Written task
Print all the data, keeping every line exactly as it is.
╔══
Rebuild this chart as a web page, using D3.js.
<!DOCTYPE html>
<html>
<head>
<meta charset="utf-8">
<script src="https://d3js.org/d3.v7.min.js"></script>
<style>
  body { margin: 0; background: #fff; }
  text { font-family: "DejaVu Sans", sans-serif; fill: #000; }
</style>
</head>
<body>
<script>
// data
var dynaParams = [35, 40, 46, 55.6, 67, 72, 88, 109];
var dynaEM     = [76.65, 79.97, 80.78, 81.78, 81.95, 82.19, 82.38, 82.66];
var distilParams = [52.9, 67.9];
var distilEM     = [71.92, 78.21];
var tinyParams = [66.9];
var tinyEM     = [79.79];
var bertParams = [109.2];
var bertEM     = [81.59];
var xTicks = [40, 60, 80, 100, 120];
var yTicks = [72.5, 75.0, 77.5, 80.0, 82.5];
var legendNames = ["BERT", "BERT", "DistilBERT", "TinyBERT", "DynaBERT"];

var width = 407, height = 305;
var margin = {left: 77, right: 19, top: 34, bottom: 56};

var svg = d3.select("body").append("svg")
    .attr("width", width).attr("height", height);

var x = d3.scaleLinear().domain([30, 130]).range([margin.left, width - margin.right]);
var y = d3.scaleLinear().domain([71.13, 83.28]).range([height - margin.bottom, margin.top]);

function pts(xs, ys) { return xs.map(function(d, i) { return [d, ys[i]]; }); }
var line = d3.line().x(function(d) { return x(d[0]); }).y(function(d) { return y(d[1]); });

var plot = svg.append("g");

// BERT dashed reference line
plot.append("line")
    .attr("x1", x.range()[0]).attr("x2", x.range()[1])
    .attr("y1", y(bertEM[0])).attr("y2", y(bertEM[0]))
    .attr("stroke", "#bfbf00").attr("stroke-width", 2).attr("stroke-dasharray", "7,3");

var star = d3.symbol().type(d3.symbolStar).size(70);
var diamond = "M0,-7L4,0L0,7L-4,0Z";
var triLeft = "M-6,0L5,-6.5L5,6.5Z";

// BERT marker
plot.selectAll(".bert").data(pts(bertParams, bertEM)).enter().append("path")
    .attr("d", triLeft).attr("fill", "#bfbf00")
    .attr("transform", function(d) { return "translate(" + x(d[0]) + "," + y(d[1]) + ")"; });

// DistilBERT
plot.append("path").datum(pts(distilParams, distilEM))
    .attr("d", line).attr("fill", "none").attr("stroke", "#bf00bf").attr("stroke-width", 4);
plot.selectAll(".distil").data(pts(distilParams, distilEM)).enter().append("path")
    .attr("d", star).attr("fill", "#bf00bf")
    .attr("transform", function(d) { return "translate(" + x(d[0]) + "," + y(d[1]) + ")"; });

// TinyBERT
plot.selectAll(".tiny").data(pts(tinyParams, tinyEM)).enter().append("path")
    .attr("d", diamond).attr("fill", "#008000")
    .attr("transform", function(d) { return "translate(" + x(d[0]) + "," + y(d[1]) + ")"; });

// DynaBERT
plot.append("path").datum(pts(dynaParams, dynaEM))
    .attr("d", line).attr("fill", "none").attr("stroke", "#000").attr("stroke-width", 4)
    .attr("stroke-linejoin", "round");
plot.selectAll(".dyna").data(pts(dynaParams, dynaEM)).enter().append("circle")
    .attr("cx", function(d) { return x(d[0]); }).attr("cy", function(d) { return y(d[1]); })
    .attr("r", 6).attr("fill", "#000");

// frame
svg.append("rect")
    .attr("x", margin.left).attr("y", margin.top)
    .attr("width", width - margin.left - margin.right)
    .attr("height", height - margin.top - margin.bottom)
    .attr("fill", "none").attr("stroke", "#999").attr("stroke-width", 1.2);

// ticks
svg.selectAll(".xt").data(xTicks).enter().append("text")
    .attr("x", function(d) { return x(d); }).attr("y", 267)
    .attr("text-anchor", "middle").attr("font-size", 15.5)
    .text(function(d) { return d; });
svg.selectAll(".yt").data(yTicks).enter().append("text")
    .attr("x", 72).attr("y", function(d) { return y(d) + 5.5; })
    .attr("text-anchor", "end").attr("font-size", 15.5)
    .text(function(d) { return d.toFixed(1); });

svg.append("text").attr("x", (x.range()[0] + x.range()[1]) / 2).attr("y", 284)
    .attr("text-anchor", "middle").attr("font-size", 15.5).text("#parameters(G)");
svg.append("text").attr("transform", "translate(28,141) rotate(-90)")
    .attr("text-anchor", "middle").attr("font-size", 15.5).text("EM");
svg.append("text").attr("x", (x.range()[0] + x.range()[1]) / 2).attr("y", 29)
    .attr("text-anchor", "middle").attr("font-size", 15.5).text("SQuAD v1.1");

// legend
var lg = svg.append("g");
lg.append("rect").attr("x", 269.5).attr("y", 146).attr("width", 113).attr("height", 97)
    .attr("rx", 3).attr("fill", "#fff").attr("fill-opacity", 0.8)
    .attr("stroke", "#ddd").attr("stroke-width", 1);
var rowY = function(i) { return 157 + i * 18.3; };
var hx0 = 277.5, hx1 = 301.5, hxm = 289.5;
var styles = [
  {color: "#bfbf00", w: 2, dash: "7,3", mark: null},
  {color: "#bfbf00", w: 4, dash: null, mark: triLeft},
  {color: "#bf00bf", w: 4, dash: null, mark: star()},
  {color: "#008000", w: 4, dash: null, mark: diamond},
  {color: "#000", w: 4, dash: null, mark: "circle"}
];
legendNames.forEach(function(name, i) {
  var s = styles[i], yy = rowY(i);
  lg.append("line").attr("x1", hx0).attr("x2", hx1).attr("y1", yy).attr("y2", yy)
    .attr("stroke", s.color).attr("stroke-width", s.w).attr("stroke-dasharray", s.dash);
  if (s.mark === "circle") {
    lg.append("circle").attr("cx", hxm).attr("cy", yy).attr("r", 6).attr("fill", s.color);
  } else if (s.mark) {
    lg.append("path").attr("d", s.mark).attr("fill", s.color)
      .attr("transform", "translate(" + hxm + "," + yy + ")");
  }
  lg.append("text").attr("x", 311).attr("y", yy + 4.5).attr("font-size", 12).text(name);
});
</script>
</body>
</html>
╚══
Output for this exercise
Rebuild this chart as a web page, using D3.js.
<!DOCTYPE html>
<html>
<head>
<meta charset="utf-8">
<script src="https://d3js.org/d3.v7.min.js"></script>
<style>
  body { margin: 0; background: #fff; }
  text { font-family: "DejaVu Sans", sans-serif; fill: #000; }
</style>
</head>
<body>
<script>
// data
var dynaParams = [35, 40, 46, 55.6, 67, 72, 88, 109];
var dynaEM     = [76.65, 79.97, 80.78, 81.78, 81.95, 82.19, 82.38, 82.66];
var distilParams = [52.9, 67.9];
var distilEM     = [71.92, 78.21];
var tinyParams = [66.9];
var tinyEM     = [79.79];
var bertParams = [109.2];
var bertEM     = [81.59];
var xTicks = [40, 60, 80, 100, 120];
var yTicks = [72.5, 75.0, 77.5, 80.0, 82.5];
var legendNames = ["BERT", "BERT", "DistilBERT", "TinyBERT", "DynaBERT"];

var width = 407, height = 305;
var margin = {left: 77, right: 19, top: 34, bottom: 56};

var svg = d3.select("body").append("svg")
    .attr("width", width).attr("height", height);

var x = d3.scaleLinear().domain([30, 130]).range([margin.left, width - margin.right]);
var y = d3.scaleLinear().domain([71.13, 83.28]).range([height - margin.bottom, margin.top]);

function pts(xs, ys) { return xs.map(function(d, i) { return [d, ys[i]]; }); }
var line = d3.line().x(function(d) { return x(d[0]); }).y(function(d) { return y(d[1]); });

var plot = svg.append("g");

// BERT dashed reference line
plot.append("line")
    .attr("x1", x.range()[0]).attr("x2", x.range()[1])
    .attr("y1", y(bertEM[0])).attr("y2", y(bertEM[0]))
    .attr("stroke", "#bfbf00").attr("stroke-width", 2).attr("stroke-dasharray", "7,3");

var star = d3.symbol().type(d3.symbolStar).size(70);
var diamond = "M0,-7L4,0L0,7L-4,0Z";
var triLeft = "M-6,0L5,-6.5L5,6.5Z";

// BERT marker
plot.selectAll(".bert").data(pts(bertParams, bertEM)).enter().append("path")
    .attr("d", triLeft).attr("fill", "#bfbf00")
    .attr("transform", function(d) { return "translate(" + x(d[0]) + "," + y(d[1]) + ")"; });

// DistilBERT
plot.append("path").datum(pts(distilParams, distilEM))
    .attr("d", line).attr("fill", "none").attr("stroke", "#bf00bf").attr("stroke-width", 4);
plot.selectAll(".distil").data(pts(distilParams, distilEM)).enter().append("path")
    .attr("d", star).attr("fill", "#bf00bf")
    .attr("transform", function(d) { return "translate(" + x(d[0]) + "," + y(d[1]) + ")"; });

// TinyBERT
plot.selectAll(".tiny").data(pts(tinyParams, tinyEM)).enter().append("path")
    .attr("d", diamond).attr("fill", "#008000")
    .attr("transform", function(d) { return "translate(" + x(d[0]) + "," + y(d[1]) + ")"; });

// DynaBERT
plot.append("path").datum(pts(dynaParams, dynaEM))
    .attr("d", line).attr("fill", "none").attr("stroke", "#000").attr("stroke-width", 4)
    .attr("stroke-linejoin", "round");
plot.selectAll(".dyna").data(pts(dynaParams, dynaEM)).enter().append("circle")
    .attr("cx", function(d) { return x(d[0]); }).attr("cy", function(d) { return y(d[1]); })
    .attr("r", 6).attr("fill", "#000");

// frame
svg.append("rect")
    .attr("x", margin.left).attr("y", margin.top)
    .attr("width", width - margin.left - margin.right)
    .attr("height", height - margin.top - margin.bottom)
    .attr("fill", "none").attr("stroke", "#999").attr("stroke-width", 1.2);

// ticks
svg.selectAll(".xt").data(xTicks).enter().append("text")
    .attr("x", function(d) { return x(d); }).attr("y", 267)
    .attr("text-anchor", "middle").attr("font-size", 15.5)
    .text(function(d) { return d; });
svg.selectAll(".yt").data(yTicks).enter().append("text")
    .attr("x", 72).attr("y", function(d) { return y(d) + 5.5; })
    .attr("text-anchor", "end").attr("font-size", 15.5)
    .text(function(d) { return d.toFixed(1); });

svg.append("text").attr("x", (x.range()[0] + x.range()[1]) / 2).attr("y", 284)
    .attr("text-anchor", "middle").attr("font-size", 15.5).text("#parameters(G)");
svg.append("text").attr("transform", "translate(28,141) rotate(-90)")
    .attr("text-anchor", "middle").attr("font-size", 15.5).text("EM");
svg.append("text").attr("x", (x.range()[0] + x.range()[1]) / 2).attr("y", 29)
    .attr("text-anchor", "middle").attr("font-size", 15.5).text("SQuAD v1.1");

// legend
var lg = svg.append("g");
lg.append("rect").attr("x", 269.5).attr("y", 146).attr("width", 113).attr("height", 97)
    .attr("rx", 3).attr("fill", "#fff").attr("fill-opacity", 0.8)
    .attr("stroke", "#ddd").attr("stroke-width", 1);
var rowY = function(i) { return 157 + i * 18.3; };
var hx0 = 277.5, hx1 = 301.5, hxm = 289.5;
var styles = [
  {color: "#bfbf00", w: 2, dash: "7,3", mark: null},
  {color: "#bfbf00", w: 4, dash: null, mark: triLeft},
  {color: "#bf00bf", w: 4, dash: null, mark: star()},
  {color: "#008000", w: 4, dash: null, mark: diamond},
  {color: "#000", w: 4, dash: null, mark: "circle"}
];
legendNames.forEach(function(name, i) {
  var s = styles[i], yy = rowY(i);
  lg.append("line").attr("x1", hx0).attr("x2", hx1).attr("y1", yy).attr("y2", yy)
    .attr("stroke", s.color).attr("stroke-width", s.w).attr("stroke-dasharray", s.dash);
  if (s.mark === "circle") {
    lg.append("circle").attr("cx", hxm).attr("cy", yy).attr("r", 6).attr("fill", s.color);
  } else if (s.mark) {
    lg.append("path").attr("d", s.mark).attr("fill", s.color)
      .attr("transform", "translate(" + hxm + "," + yy + ")");
  }
  lg.append("text").attr("x", 311).attr("y", yy + 4.5).attr("font-size", 12).text(name);
});
</script>
</body>
</html>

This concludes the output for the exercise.